* begin Material provided *
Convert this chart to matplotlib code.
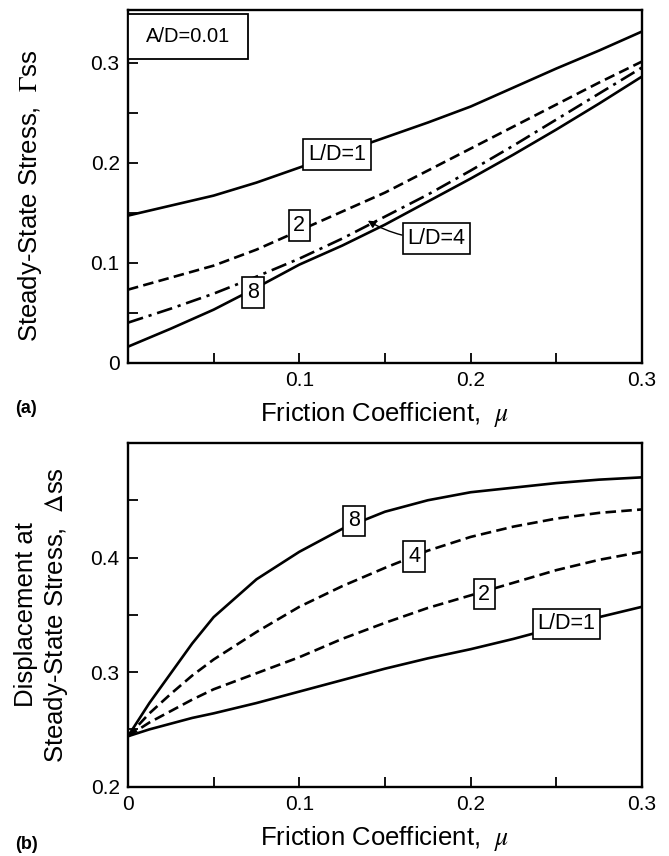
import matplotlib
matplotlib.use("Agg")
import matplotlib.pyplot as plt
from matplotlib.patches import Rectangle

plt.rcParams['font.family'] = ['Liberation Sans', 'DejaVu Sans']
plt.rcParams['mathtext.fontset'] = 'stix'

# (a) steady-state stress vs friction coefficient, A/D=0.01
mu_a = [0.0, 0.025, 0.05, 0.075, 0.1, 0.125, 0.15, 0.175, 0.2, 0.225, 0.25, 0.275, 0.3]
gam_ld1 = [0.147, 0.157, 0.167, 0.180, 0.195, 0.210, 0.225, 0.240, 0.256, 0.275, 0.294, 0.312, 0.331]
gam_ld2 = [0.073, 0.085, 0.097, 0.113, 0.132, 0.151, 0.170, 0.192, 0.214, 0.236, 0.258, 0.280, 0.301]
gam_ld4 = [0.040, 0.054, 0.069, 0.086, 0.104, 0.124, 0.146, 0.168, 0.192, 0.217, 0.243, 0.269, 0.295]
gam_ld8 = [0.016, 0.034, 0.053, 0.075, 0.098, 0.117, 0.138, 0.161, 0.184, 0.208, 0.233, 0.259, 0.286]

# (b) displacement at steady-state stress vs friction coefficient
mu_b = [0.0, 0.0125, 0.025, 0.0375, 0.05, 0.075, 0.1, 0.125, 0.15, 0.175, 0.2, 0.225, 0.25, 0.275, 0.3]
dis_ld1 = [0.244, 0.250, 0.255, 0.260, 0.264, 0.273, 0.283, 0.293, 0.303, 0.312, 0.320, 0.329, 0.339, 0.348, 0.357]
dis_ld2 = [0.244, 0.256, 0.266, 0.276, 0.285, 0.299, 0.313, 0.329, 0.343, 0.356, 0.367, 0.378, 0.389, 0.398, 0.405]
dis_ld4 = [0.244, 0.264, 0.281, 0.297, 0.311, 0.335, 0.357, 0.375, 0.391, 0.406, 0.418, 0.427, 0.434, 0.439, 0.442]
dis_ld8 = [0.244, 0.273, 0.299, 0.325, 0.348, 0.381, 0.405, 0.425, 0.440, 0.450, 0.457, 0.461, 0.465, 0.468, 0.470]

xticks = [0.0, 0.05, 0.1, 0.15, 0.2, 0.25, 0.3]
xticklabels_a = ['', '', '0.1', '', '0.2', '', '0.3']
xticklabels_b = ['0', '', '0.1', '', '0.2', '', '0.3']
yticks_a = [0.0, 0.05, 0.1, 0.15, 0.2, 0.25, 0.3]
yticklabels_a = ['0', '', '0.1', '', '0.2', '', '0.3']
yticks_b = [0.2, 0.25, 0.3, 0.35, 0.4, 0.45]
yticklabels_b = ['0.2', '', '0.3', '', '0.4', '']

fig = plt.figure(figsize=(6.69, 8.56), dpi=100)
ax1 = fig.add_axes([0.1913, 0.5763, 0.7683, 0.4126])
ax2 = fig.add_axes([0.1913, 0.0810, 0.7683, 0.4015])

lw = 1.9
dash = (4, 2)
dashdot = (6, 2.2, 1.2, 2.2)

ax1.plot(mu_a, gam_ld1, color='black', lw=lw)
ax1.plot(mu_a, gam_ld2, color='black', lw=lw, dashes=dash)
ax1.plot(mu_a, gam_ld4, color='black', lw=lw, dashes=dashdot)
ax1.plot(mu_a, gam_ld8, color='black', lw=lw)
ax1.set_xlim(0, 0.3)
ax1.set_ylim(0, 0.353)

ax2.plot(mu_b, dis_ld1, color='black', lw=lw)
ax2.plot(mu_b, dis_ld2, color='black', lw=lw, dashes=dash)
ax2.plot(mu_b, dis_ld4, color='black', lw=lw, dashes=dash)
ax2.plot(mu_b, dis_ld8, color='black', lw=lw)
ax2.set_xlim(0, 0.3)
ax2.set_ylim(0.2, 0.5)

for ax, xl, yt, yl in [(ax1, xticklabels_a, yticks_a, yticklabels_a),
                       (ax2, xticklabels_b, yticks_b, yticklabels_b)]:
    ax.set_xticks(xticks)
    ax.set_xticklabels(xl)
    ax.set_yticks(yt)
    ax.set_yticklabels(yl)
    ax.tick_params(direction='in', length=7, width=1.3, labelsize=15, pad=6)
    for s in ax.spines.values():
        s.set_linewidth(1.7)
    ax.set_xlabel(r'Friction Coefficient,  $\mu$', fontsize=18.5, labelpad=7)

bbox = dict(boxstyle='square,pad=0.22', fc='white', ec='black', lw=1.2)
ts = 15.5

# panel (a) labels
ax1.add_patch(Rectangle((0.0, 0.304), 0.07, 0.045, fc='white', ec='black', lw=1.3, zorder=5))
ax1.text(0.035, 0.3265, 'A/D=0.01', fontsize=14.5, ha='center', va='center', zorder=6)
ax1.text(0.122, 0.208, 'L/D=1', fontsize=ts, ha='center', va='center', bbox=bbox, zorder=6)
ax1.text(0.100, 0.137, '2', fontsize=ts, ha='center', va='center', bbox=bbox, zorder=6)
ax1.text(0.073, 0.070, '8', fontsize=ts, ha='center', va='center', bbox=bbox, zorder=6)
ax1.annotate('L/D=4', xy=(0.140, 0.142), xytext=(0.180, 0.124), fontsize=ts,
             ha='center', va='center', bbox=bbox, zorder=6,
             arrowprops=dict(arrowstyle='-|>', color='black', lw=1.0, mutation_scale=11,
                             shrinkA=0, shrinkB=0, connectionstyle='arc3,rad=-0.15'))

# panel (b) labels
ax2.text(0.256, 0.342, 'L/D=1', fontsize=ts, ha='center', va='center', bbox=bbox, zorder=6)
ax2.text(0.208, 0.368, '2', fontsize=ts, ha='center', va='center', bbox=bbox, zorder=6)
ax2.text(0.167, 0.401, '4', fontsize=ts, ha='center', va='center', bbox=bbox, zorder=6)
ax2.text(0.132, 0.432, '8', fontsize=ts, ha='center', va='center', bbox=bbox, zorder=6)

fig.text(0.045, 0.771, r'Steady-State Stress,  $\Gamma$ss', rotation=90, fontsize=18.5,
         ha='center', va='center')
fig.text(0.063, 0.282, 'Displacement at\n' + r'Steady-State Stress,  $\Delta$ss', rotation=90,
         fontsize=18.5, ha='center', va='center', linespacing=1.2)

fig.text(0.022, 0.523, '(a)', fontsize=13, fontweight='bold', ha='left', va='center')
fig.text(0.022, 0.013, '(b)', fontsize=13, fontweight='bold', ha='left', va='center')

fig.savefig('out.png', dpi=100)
* end Material provided *
* begin Material provided *
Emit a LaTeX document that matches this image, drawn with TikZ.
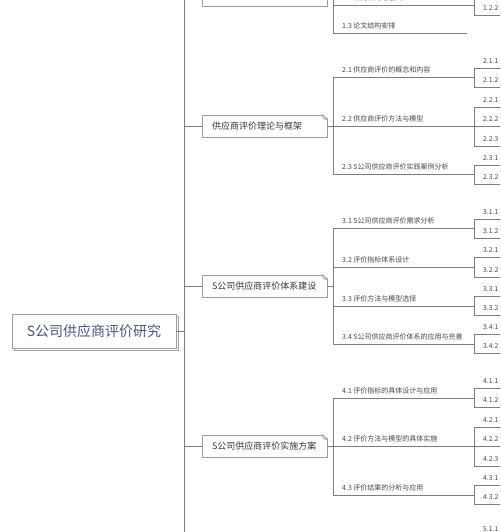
* end Material provided *
### Stated problem:
Exactly and only the lines from the line with "Convert this chart to matplotlib code." to the line with "plt.rcParams['mathtext.fontset'] = 'stix'", both ends included, should be echoed. Do not carry over the pictures.

### Exercise answer:
Convert this chart to matplotlib code.
import matplotlib
matplotlib.use("Agg")
import matplotlib.pyplot as plt
from matplotlib.patches import Rectangle

plt.rcParams['font.family'] = ['Liberation Sans', 'DejaVu Sans']
plt.rcParams['mathtext.fontset'] = 'stix'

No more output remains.